There's something to be said for unconventional artists who can still connect to an audience. The band Broadcast funneled oddball library-catalog music through dreamy space-pop. Shabazz Palaces is hip-hop's cubist Sun Ra. Altar of Plagues, which works outside the roots of black metal, knows a thing or two about unconventional sounds. But the Irish band has, until now, strictly been a longform outfit, stretching drones and abrasive tones across sides of vinyl.
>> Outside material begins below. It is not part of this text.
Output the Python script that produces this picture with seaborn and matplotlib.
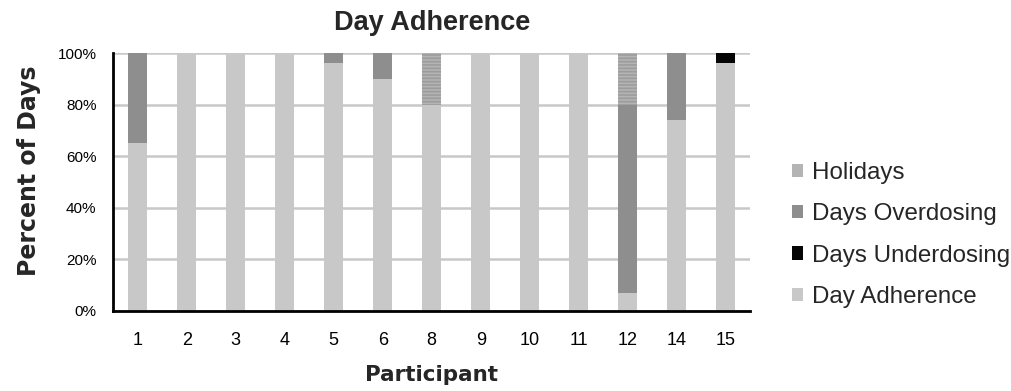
import numpy as np
import pandas as pd
import matplotlib
matplotlib.use("Agg")
import matplotlib.pyplot as plt
from matplotlib.patches import Patch
from matplotlib.ticker import PercentFormatter, MultipleLocator
import seaborn as sns

participants = ["1", "2", "3", "4", "5", "6", "8", "9", "10", "11", "12", "14", "15"]
day_adherence = [65, 100, 100, 100, 96, 90, 80, 100, 100, 100, 7, 74, 96]
days_underdosing = [0, 0, 0, 0, 0, 0, 0, 0, 0, 0, 0, 0, 4]
days_overdosing = [35, 0, 0, 0, 4, 10, 0, 0, 0, 0, 73, 26, 0]
holidays = [0, 0, 0, 0, 0, 0, 20, 0, 0, 0, 20, 0, 0]

sns.set_style("white")
plt.rcParams["font.family"] = ["Liberation Sans", "DejaVu Sans"]
plt.rcParams["hatch.linewidth"] = 1.2

c_adh = "#c8c8c8"
c_under = "#050505"
c_over = "#8e8e8e"
c_hol = "#b4b4b4"

df = pd.DataFrame({
    "Participant": participants,
    "adh": day_adherence,
    "under": days_underdosing,
    "over": days_overdosing,
    "hol": holidays,
})

fig = plt.figure(figsize=(10.11, 3.91), dpi=100)
ax = fig.add_axes([0.112, 0.205, 0.63, 0.659])

width = 0.38
b1 = np.array(day_adherence, dtype=float)
b2 = b1 + np.array(days_underdosing)
b3 = b2 + np.array(days_overdosing)

sns.barplot(data=df, x="Participant", y="adh", order=participants, color=c_adh,
            width=width, saturation=1, linewidth=0, ax=ax)
sns.barplot(data=df, x="Participant", y="under", order=participants, color=c_under,
            width=width, saturation=1, linewidth=0, bottom=b1, ax=ax)
sns.barplot(data=df, x="Participant", y="over", order=participants, color=c_over,
            width=width, saturation=1, linewidth=0, bottom=b2, ax=ax)
sns.barplot(data=df, x="Participant", y="hol", order=participants, color=c_hol,
            width=width, saturation=1, linewidth=0, bottom=b3, ax=ax)

# horizontal stripes on the holiday segments
n = len(participants)
for p in ax.patches[3 * n:]:
    p.set_hatch("-----")
    p.set_edgecolor("#9c9c9c")
    p.set_linewidth(0)

ax.set_ylim(0, 100)
ax.set_xlim(-0.5, n - 0.5)
ax.yaxis.set_major_locator(MultipleLocator(20))
ax.yaxis.set_major_formatter(PercentFormatter(decimals=0))
ax.grid(axis="y", color="#c8c8c8", linewidth=1.8)
ax.set_axisbelow(True)

for s in ["top", "right"]:
    ax.spines[s].set_visible(False)
for s in ["left", "bottom"]:
    ax.spines[s].set_color("black")
    ax.spines[s].set_linewidth(2)

# category labels at bar centres, tick marks on the boundaries between them
ax.set_xticks(np.arange(n + 1) - 0.5, minor=True)
ax.set_xticks(np.arange(n))
ax.set_xticklabels(participants)
ax.tick_params(axis="x", which="major", length=0, labelsize=13, pad=15)
ax.tick_params(axis="x", which="minor", length=7, width=2, color="black", direction="out")
ax.tick_params(axis="y", which="major", length=8, width=2, color="black", direction="out",
               labelsize=11, pad=4)
ax.tick_params(axis="both", labelcolor="black")

lab_font = ["DejaVu Sans"]
ax.set_xlabel("Participant", fontsize=15.5, fontweight="bold", family=lab_font, labelpad=12)
ax.set_ylabel("Percent of Days", fontsize=17, fontweight="bold", family=lab_font)
ax.yaxis.set_label_coords(-0.114, 0.545)
ax.set_title("Day Adherence", fontsize=19.5, fontweight="bold", pad=17)

handles = [
    Patch(facecolor=c_hol, edgecolor="none", label="Holidays"),
    Patch(facecolor=c_over, edgecolor="none", label="Days Overdosing"),
    Patch(facecolor=c_under, edgecolor="none", label="Days Underdosing"),
    Patch(facecolor=c_adh, edgecolor="none", label="Day Adherence"),
]
fig.legend(handles=handles, loc="center left", bbox_to_anchor=(0.783, 0.399),
           frameon=False, fontsize=17.4, handlelength=0.46, handleheight=0.46,
           handletextpad=0.4, labelspacing=0.8, borderpad=0, borderaxespad=0)

fig.savefig("out.png", dpi=100)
With clustered chords out of Deathspell Omega, industrial heft via Ministry and Godflesh, and some gritty Fennesz-like electronics, Teethed Glory and Injury is the kind of anything-goes metal record that will likely prove divisive. It's also surprisingly immediate for something that consciously moves outward. Opening with a lobotomized chug, "Scald Scar of Water" encompasses a little bit of all of the above.

But that list of names is worthless unless a band makes sense of them. Listen to the way the blast beat comes in and out of focus in "Scald Scar of Water," blurred by a pervading synthesized siren one moment, then drilling and punctuating a guitar squeal the next. Four minutes in, the bottom drops out completely with a barely perceptible rhythmic hiss and pop, like the needle hitting the end of a record. It's an uneasy reprieve before the Tool-esque coda, bolstered by a thudding fuzz bass and a prayerful chant.

Teethed Glory and Injury is out April 30 on Profound Lore Records.